=== PROBLEM ===
Leave out every picture, then transcribe the rest of the listing exactly.

=== DATA LINES ===
-----

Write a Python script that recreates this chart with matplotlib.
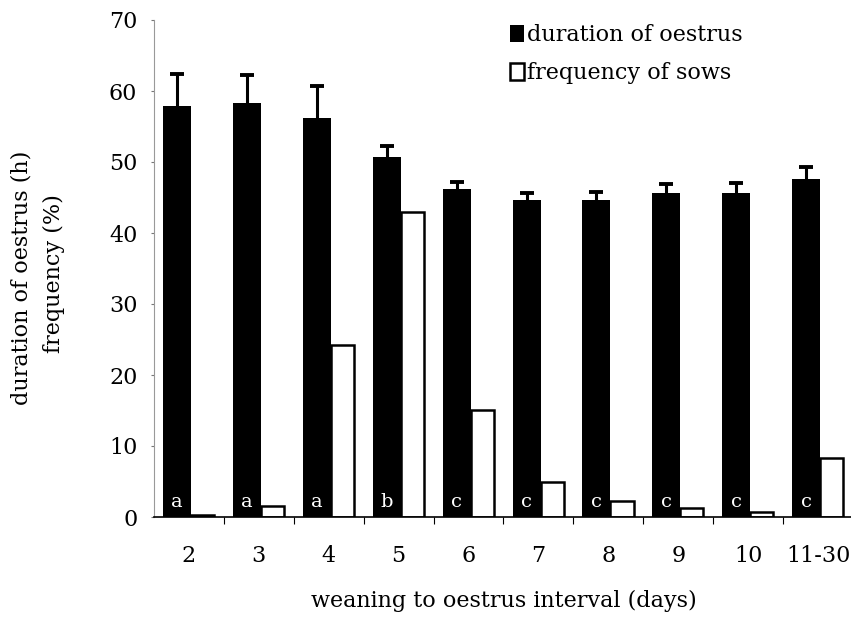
import matplotlib
matplotlib.use("Agg")
import matplotlib.pyplot as plt
import numpy as np

categories = ["2", "3", "4", "5", "6", "7", "8", "9", "10", "11-30"]
duration = [57.9, 58.3, 56.2, 50.7, 46.2, 44.7, 44.7, 45.7, 45.7, 47.6]
duration_err = [4.5, 3.9, 4.5, 1.5, 1.0, 1.0, 1.1, 1.2, 1.3, 1.7]
frequency = [0.3, 1.6, 24.2, 43.0, 15.1, 5.0, 2.2, 1.2, 0.7, 8.3]
letters = ["a", "a", "a", "b", "c", "c", "c", "c", "c", "c"]

FONT = "DejaVu Serif"
plt.rcParams["font.family"] = [FONT]
FS = 16

W, H = 851, 618
fig = plt.figure(figsize=(W / 100, H / 100), dpi=100)
ax = fig.add_axes([154 / W, (H - 517) / H, 699 / W, 497 / H])

x = np.arange(len(categories))
bwb = 0.40
bww = 0.33
xb = x - 0.37 + bwb / 2
xw = x + 0.03 + bww / 2
ax.bar(xb, duration, width=bwb, color="black", edgecolor="black",
       linewidth=0, label="duration of oestrus", zorder=2)
eb = ax.errorbar(xb, duration, yerr=[np.zeros(len(x)), duration_err],
                 fmt="none", ecolor="black", elinewidth=2.2, capsize=5, capthick=2.8, zorder=3)
eb.lines[1][0].set_visible(False)
ax.bar(xw, frequency, width=bww, color="white", edgecolor="black",
       linewidth=1.8, label="frequency of sows", zorder=2)

for xi, lt in zip(xb, letters):
    ax.text(xi, 2.1, lt, color="white", ha="center", va="center", fontsize=14)

ax.set_xlim(-0.5, len(categories) - 0.5)
ax.set_ylim(0, 70)
ax.set_yticks(np.arange(0, 71, 10))
ax.set_xticks(x)
ax.set_xticklabels(categories)
ax.set_xticks(np.arange(len(categories) - 1) + 0.5, minor=True)
ax.tick_params(axis="x", which="major", length=0, pad=20, labelsize=FS)
ax.tick_params(axis="x", which="minor", length=5, width=0.8, direction="out")
ax.tick_params(axis="y", length=2, width=0.8, pad=10, labelsize=FS, color="#777777")

for s in ["top", "right"]:
    ax.spines[s].set_visible(False)
ax.spines["left"].set_color("#999999")
ax.spines["left"].set_linewidth(0.8)
ax.spines["bottom"].set_linewidth(1.2)

ax.set_xlabel("weaning to oestrus interval (days)", fontsize=FS, labelpad=17)

fig.text(22 / W, 1 - 278 / H, "duration of oestrus (h)", rotation=90,
         ha="center", va="center", fontsize=FS)
fig.text(54 / W, 1 - 274 / H, "frequency (%)", rotation=90,
         ha="center", va="center", fontsize=FS)

leg = ax.legend(loc="upper left", bbox_to_anchor=(499 / W, 1 - 13 / H),
                bbox_transform=fig.transFigure, frameon=False, fontsize=FS,
                handlelength=0.62, handleheight=0.78, handletextpad=0.15,
                labelspacing=0.72, borderpad=0)

fig.savefig("out.png", dpi=100)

-----

=== FINISHED ANSWER ===
Write a Python script that recreates this chart with matplotlib.
import matplotlib
matplotlib.use("Agg")
import matplotlib.pyplot as plt
import numpy as np

categories = ["2", "3", "4", "5", "6", "7", "8", "9", "10", "11-30"]
duration = [57.9, 58.3, 56.2, 50.7, 46.2, 44.7, 44.7, 45.7, 45.7, 47.6]
duration_err = [4.5, 3.9, 4.5, 1.5, 1.0, 1.0, 1.1, 1.2, 1.3, 1.7]
frequency = [0.3, 1.6, 24.2, 43.0, 15.1, 5.0, 2.2, 1.2, 0.7, 8.3]
letters = ["a", "a", "a", "b", "c", "c", "c", "c", "c", "c"]

FONT = "DejaVu Serif"
plt.rcParams["font.family"] = [FONT]
FS = 16

W, H = 851, 618
fig = plt.figure(figsize=(W / 100, H / 100), dpi=100)
ax = fig.add_axes([154 / W, (H - 517) / H, 699 / W, 497 / H])

x = np.arange(len(categories))
bwb = 0.40
bww = 0.33
xb = x - 0.37 + bwb / 2
xw = x + 0.03 + bww / 2
ax.bar(xb, duration, width=bwb, color="black", edgecolor="black",
       linewidth=0, label="duration of oestrus", zorder=2)
eb = ax.errorbar(xb, duration, yerr=[np.zeros(len(x)), duration_err],
                 fmt="none", ecolor="black", elinewidth=2.2, capsize=5, capthick=2.8, zorder=3)
eb.lines[1][0].set_visible(False)
ax.bar(xw, frequency, width=bww, color="white", edgecolor="black",
       linewidth=1.8, label="frequency of sows", zorder=2)

for xi, lt in zip(xb, letters):
    ax.text(xi, 2.1, lt, color="white", ha="center", va="center", fontsize=14)

ax.set_xlim(-0.5, len(categories) - 0.5)
ax.set_ylim(0, 70)
ax.set_yticks(np.arange(0, 71, 10))
ax.set_xticks(x)
ax.set_xticklabels(categories)
ax.set_xticks(np.arange(len(categories) - 1) + 0.5, minor=True)
ax.tick_params(axis="x", which="major", length=0, pad=20, labelsize=FS)
ax.tick_params(axis="x", which="minor", length=5, width=0.8, direction="out")
ax.tick_params(axis="y", length=2, width=0.8, pad=10, labelsize=FS, color="#777777")

for s in ["top", "right"]:
    ax.spines[s].set_visible(False)
ax.spines["left"].set_color("#999999")
ax.spines["left"].set_linewidth(0.8)
ax.spines["bottom"].set_linewidth(1.2)

ax.set_xlabel("weaning to oestrus interval (days)", fontsize=FS, labelpad=17)

fig.text(22 / W, 1 - 278 / H, "duration of oestrus (h)", rotation=90,
         ha="center", va="center", fontsize=FS)
fig.text(54 / W, 1 - 274 / H, "frequency (%)", rotation=90,
         ha="center", va="center", fontsize=FS)

leg = ax.legend(loc="upper left", bbox_to_anchor=(499 / W, 1 - 13 / H),
                bbox_transform=fig.transFigure, frameon=False, fontsize=FS,
                handlelength=0.62, handleheight=0.78, handletextpad=0.15,
                labelspacing=0.72, borderpad=0)

fig.savefig("out.png", dpi=100)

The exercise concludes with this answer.